Given problem:
Carry none of the pictures over; set down the material below exactly.

Supplied material:
++++

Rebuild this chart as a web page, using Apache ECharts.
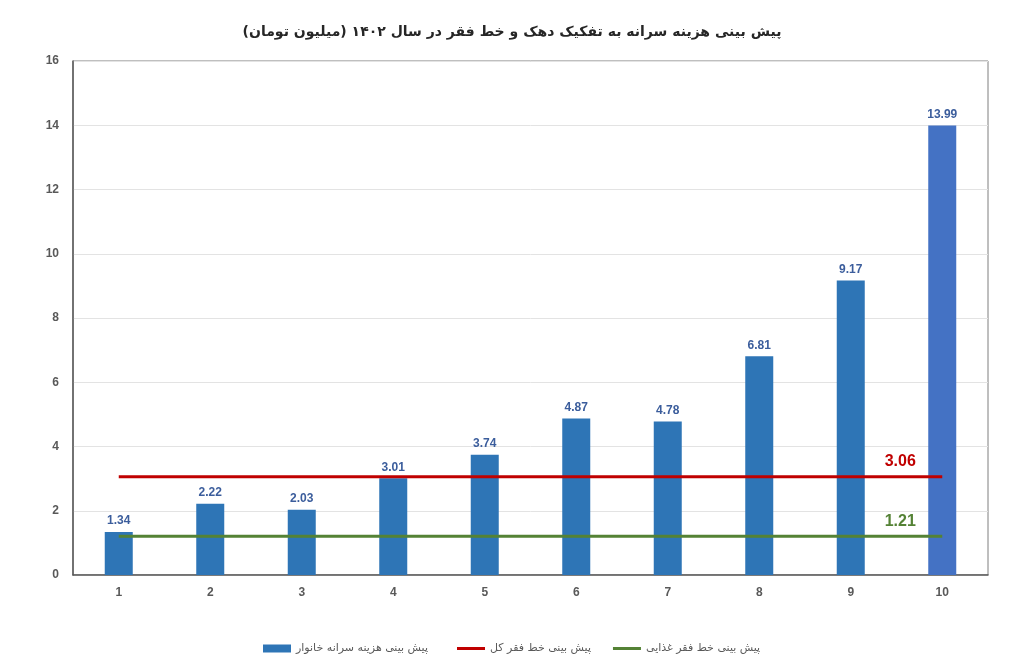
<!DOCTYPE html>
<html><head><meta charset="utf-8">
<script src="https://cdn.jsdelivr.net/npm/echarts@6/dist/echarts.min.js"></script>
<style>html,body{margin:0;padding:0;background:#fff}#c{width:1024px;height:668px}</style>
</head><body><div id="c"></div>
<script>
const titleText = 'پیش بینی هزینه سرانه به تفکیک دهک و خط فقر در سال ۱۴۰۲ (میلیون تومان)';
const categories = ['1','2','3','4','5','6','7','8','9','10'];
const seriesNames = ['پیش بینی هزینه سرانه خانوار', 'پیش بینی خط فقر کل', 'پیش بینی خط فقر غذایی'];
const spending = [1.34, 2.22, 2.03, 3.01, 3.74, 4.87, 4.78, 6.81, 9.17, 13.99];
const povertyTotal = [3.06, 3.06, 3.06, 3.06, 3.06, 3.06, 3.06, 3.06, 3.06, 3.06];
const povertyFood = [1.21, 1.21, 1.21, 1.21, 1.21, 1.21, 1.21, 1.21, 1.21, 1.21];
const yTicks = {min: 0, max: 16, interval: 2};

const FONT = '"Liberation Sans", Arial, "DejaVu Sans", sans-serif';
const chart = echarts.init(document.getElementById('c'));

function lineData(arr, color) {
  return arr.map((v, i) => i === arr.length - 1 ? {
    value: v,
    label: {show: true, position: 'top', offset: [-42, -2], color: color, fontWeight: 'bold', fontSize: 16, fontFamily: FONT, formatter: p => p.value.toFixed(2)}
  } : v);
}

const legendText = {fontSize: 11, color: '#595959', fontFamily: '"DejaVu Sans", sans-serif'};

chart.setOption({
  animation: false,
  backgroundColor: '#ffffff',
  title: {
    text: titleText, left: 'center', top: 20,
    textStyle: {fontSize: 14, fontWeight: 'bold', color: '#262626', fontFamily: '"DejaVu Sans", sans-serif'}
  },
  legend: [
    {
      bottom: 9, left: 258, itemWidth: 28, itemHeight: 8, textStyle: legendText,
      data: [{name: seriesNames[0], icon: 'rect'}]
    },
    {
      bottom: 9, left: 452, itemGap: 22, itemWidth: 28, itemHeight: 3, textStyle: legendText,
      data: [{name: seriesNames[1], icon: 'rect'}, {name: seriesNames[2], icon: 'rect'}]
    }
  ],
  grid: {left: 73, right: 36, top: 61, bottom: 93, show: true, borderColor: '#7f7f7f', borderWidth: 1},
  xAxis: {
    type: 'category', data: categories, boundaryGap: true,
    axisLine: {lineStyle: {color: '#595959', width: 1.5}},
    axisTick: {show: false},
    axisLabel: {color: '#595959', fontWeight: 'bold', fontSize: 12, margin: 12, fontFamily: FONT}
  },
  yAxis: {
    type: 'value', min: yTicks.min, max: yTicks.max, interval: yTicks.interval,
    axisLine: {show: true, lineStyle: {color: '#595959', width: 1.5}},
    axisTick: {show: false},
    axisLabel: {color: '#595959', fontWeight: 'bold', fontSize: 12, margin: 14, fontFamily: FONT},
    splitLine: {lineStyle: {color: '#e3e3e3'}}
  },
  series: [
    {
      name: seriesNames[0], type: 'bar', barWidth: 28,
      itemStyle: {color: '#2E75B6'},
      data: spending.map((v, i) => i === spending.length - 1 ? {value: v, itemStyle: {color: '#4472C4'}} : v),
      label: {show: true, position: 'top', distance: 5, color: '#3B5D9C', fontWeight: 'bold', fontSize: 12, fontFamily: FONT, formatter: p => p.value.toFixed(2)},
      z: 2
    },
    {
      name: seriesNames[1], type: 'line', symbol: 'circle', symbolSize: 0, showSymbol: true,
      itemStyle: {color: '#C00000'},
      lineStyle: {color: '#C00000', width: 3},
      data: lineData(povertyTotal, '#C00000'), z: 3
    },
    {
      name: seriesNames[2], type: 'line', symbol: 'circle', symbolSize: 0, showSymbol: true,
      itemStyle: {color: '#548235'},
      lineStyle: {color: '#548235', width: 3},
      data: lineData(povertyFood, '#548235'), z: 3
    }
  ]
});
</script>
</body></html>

++++

Response to this task:
Rebuild this chart as a web page, using Apache ECharts.
<!DOCTYPE html>
<html><head><meta charset="utf-8">
<script src="https://cdn.jsdelivr.net/npm/echarts@6/dist/echarts.min.js"></script>
<style>html,body{margin:0;padding:0;background:#fff}#c{width:1024px;height:668px}</style>
</head><body><div id="c"></div>
<script>
const titleText = 'پیش بینی هزینه سرانه به تفکیک دهک و خط فقر در سال ۱۴۰۲ (میلیون تومان)';
const categories = ['1','2','3','4','5','6','7','8','9','10'];
const seriesNames = ['پیش بینی هزینه سرانه خانوار', 'پیش بینی خط فقر کل', 'پیش بینی خط فقر غذایی'];
const spending = [1.34, 2.22, 2.03, 3.01, 3.74, 4.87, 4.78, 6.81, 9.17, 13.99];
const povertyTotal = [3.06, 3.06, 3.06, 3.06, 3.06, 3.06, 3.06, 3.06, 3.06, 3.06];
const povertyFood = [1.21, 1.21, 1.21, 1.21, 1.21, 1.21, 1.21, 1.21, 1.21, 1.21];
const yTicks = {min: 0, max: 16, interval: 2};

const FONT = '"Liberation Sans", Arial, "DejaVu Sans", sans-serif';
const chart = echarts.init(document.getElementById('c'));

function lineData(arr, color) {
  return arr.map((v, i) => i === arr.length - 1 ? {
    value: v,
    label: {show: true, position: 'top', offset: [-42, -2], color: color, fontWeight: 'bold', fontSize: 16, fontFamily: FONT, formatter: p => p.value.toFixed(2)}
  } : v);
}

const legendText = {fontSize: 11, color: '#595959', fontFamily: '"DejaVu Sans", sans-serif'};

chart.setOption({
  animation: false,
  backgroundColor: '#ffffff',
  title: {
    text: titleText, left: 'center', top: 20,
    textStyle: {fontSize: 14, fontWeight: 'bold', color: '#262626', fontFamily: '"DejaVu Sans", sans-serif'}
  },
  legend: [
    {
      bottom: 9, left: 258, itemWidth: 28, itemHeight: 8, textStyle: legendText,
      data: [{name: seriesNames[0], icon: 'rect'}]
    },
    {
      bottom: 9, left: 452, itemGap: 22, itemWidth: 28, itemHeight: 3, textStyle: legendText,
      data: [{name: seriesNames[1], icon: 'rect'}, {name: seriesNames[2], icon: 'rect'}]
    }
  ],
  grid: {left: 73, right: 36, top: 61, bottom: 93, show: true, borderColor: '#7f7f7f', borderWidth: 1},
  xAxis: {
    type: 'category', data: categories, boundaryGap: true,
    axisLine: {lineStyle: {color: '#595959', width: 1.5}},
    axisTick: {show: false},
    axisLabel: {color: '#595959', fontWeight: 'bold', fontSize: 12, margin: 12, fontFamily: FONT}
  },
  yAxis: {
    type: 'value', min: yTicks.min, max: yTicks.max, interval: yTicks.interval,
    axisLine: {show: true, lineStyle: {color: '#595959', width: 1.5}},
    axisTick: {show: false},
    axisLabel: {color: '#595959', fontWeight: 'bold', fontSize: 12, margin: 14, fontFamily: FONT},
    splitLine: {lineStyle: {color: '#e3e3e3'}}
  },
  series: [
    {
      name: seriesNames[0], type: 'bar', barWidth: 28,
      itemStyle: {color: '#2E75B6'},
      data: spending.map((v, i) => i === spending.length - 1 ? {value: v, itemStyle: {color: '#4472C4'}} : v),
      label: {show: true, position: 'top', distance: 5, color: '#3B5D9C', fontWeight: 'bold', fontSize: 12, fontFamily: FONT, formatter: p => p.value.toFixed(2)},
      z: 2
    },
    {
      name: seriesNames[1], type: 'line', symbol: 'circle', symbolSize: 0, showSymbol: true,
      itemStyle: {color: '#C00000'},
      lineStyle: {color: '#C00000', width: 3},
      data: lineData(povertyTotal, '#C00000'), z: 3
    },
    {
      name: seriesNames[2], type: 'line', symbol: 'circle', symbolSize: 0, showSymbol: true,
      itemStyle: {color: '#548235'},
      lineStyle: {color: '#548235', width: 3},
      data: lineData(povertyFood, '#548235'), z: 3
    }
  ]
});
</script>
</body></html>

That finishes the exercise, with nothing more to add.